** BEGIN Records to process **
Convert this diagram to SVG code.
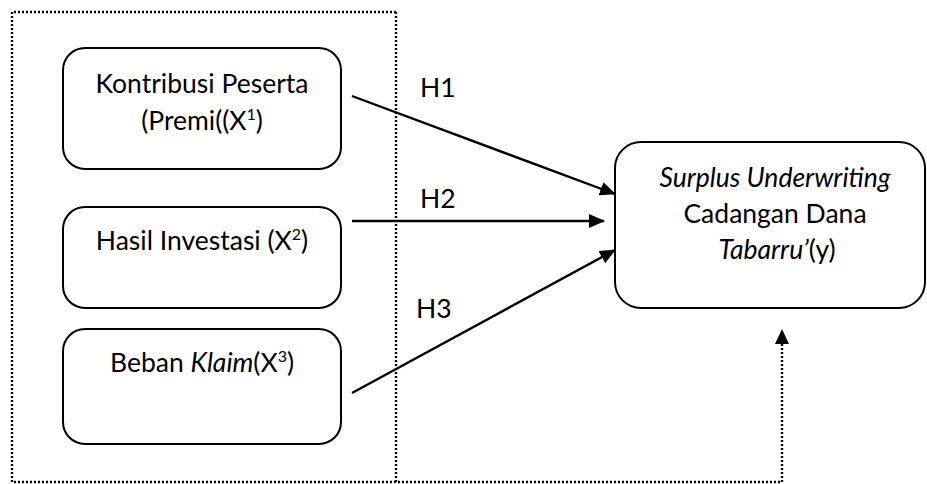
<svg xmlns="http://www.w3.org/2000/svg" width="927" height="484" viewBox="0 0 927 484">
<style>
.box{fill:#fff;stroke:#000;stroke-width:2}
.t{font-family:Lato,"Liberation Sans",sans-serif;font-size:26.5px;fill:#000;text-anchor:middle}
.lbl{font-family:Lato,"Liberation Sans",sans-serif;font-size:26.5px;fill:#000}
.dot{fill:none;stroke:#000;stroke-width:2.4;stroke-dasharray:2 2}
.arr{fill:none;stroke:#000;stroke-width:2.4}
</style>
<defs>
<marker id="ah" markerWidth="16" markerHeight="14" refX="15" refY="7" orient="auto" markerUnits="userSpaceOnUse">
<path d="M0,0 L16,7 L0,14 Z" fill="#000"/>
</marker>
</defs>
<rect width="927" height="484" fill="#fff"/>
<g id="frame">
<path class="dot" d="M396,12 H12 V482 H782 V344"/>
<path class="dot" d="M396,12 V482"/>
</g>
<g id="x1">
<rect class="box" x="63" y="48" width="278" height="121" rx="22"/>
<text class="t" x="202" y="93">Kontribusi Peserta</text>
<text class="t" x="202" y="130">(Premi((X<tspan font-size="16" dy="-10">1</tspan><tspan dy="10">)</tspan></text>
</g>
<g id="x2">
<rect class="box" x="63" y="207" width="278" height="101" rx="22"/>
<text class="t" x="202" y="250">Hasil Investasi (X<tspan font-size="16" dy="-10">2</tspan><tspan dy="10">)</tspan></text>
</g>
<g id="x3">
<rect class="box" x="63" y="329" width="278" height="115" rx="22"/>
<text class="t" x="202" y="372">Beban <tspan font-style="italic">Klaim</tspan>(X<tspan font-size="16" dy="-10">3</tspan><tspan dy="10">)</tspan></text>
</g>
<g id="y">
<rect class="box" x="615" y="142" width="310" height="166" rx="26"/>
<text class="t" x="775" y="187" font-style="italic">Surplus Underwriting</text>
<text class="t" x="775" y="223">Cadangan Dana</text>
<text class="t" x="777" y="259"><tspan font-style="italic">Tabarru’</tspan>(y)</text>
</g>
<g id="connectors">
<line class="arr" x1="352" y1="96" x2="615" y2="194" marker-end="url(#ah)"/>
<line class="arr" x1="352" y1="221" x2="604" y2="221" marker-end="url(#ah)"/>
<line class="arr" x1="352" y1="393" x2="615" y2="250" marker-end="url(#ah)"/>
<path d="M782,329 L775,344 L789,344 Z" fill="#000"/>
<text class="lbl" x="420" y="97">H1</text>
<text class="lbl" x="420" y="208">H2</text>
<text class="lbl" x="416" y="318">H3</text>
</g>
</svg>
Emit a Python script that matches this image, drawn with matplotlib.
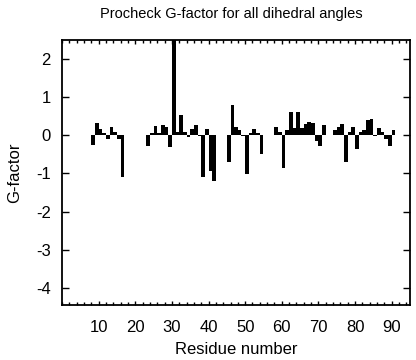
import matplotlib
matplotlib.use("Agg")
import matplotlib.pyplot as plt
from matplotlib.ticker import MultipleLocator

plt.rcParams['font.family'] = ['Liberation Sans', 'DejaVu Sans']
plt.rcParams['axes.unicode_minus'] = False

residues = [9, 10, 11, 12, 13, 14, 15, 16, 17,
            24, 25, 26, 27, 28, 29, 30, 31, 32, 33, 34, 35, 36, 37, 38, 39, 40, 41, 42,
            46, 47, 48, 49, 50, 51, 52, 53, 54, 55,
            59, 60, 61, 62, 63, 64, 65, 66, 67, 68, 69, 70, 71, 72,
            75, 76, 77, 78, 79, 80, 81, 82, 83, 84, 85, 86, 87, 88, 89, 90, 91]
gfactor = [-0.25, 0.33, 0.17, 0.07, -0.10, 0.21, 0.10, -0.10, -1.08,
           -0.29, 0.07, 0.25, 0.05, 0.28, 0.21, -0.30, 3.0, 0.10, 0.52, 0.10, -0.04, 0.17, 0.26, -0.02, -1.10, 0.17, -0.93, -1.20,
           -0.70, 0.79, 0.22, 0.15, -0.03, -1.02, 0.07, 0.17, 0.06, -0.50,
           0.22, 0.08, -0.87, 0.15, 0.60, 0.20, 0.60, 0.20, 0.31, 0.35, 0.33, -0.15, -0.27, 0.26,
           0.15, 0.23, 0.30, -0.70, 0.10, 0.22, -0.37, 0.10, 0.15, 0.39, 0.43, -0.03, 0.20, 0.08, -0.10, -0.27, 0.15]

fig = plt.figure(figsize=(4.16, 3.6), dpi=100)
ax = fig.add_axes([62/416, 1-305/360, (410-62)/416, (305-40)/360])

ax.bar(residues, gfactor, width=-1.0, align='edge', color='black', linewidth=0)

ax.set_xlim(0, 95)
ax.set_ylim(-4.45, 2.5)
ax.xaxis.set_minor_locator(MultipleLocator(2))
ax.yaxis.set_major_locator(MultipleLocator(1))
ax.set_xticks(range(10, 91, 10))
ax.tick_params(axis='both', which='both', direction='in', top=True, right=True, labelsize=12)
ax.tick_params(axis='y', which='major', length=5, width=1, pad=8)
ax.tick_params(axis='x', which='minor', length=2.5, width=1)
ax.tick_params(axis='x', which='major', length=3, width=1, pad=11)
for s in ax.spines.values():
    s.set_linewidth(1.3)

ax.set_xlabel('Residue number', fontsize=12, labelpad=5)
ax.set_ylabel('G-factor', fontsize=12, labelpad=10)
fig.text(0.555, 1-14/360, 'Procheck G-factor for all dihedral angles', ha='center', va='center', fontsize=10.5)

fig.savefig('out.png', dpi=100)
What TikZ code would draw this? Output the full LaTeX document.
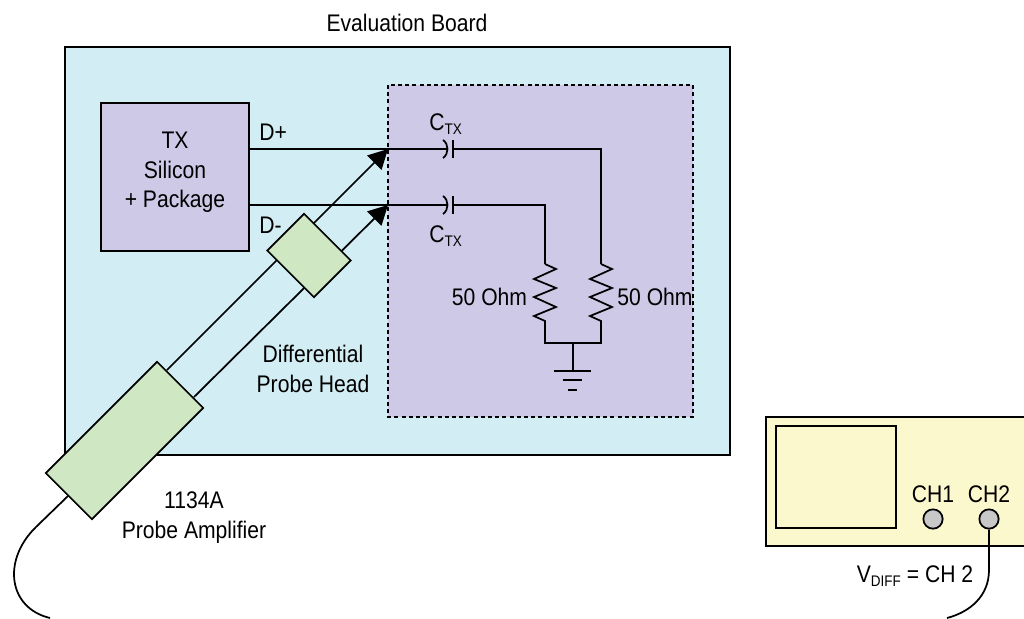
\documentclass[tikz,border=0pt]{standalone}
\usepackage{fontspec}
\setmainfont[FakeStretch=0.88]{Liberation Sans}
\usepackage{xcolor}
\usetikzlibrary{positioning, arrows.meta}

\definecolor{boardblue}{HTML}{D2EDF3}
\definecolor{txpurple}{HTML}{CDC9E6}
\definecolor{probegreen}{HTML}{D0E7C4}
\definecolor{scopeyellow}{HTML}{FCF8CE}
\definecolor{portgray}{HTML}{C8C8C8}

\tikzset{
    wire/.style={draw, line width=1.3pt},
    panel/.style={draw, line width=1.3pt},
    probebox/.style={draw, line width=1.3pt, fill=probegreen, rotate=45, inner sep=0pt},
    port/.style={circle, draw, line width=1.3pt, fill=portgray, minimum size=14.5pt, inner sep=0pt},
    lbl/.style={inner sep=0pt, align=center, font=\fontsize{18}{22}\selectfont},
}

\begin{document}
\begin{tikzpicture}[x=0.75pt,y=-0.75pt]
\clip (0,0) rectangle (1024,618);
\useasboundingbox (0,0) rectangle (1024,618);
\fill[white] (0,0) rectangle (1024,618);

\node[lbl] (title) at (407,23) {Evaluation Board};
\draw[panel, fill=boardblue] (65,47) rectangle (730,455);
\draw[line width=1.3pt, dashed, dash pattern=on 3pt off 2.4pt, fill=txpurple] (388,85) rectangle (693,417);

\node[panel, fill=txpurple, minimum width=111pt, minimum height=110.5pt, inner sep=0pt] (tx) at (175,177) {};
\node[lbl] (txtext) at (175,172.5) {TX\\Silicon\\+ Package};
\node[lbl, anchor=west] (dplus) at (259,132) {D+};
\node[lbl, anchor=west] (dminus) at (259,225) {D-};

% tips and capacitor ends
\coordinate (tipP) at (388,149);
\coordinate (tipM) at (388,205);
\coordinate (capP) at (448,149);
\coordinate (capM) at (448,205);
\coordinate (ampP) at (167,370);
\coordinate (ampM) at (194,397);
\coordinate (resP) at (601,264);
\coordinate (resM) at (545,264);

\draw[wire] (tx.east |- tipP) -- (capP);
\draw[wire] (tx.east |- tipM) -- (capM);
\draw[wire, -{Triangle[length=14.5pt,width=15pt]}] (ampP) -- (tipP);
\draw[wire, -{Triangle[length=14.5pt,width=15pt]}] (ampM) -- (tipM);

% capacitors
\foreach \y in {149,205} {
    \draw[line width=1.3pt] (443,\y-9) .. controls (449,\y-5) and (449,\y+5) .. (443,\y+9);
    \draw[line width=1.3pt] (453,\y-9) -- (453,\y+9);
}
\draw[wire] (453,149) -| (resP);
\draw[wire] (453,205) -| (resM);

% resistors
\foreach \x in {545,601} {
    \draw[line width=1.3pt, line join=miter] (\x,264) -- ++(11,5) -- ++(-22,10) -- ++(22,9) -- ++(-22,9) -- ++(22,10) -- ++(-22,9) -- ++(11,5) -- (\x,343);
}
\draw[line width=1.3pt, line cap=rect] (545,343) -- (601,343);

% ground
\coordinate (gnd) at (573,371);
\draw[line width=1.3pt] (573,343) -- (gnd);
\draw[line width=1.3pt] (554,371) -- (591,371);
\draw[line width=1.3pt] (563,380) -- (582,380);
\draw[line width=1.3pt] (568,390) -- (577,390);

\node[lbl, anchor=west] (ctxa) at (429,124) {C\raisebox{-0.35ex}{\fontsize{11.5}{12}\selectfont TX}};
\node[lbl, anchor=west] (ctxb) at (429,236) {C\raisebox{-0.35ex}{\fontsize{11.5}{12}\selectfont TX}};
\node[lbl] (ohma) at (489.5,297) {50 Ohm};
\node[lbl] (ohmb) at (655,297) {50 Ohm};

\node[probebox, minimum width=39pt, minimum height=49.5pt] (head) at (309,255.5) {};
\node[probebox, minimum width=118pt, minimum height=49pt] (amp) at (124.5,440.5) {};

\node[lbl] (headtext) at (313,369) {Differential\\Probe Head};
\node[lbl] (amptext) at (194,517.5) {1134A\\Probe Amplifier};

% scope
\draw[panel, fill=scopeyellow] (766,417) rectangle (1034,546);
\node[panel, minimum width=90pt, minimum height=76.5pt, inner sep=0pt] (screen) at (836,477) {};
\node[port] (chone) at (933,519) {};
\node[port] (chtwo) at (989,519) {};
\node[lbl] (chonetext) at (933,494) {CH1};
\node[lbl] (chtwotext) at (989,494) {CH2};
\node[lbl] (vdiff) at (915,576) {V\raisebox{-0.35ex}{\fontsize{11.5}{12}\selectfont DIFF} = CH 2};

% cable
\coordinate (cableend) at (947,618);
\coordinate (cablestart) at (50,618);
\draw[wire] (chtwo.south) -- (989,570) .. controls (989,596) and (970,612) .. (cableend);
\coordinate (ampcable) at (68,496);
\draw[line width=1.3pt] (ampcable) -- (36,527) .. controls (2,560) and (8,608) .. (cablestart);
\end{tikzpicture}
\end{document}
** END Records to process **
Your objective: From the material above, copy each line that includes the word "this".

Response below:
Convert this diagram to SVG code.
Emit a Python script that matches this image, drawn with matplotlib.
What TikZ code would draw this? Output the full LaTeX document.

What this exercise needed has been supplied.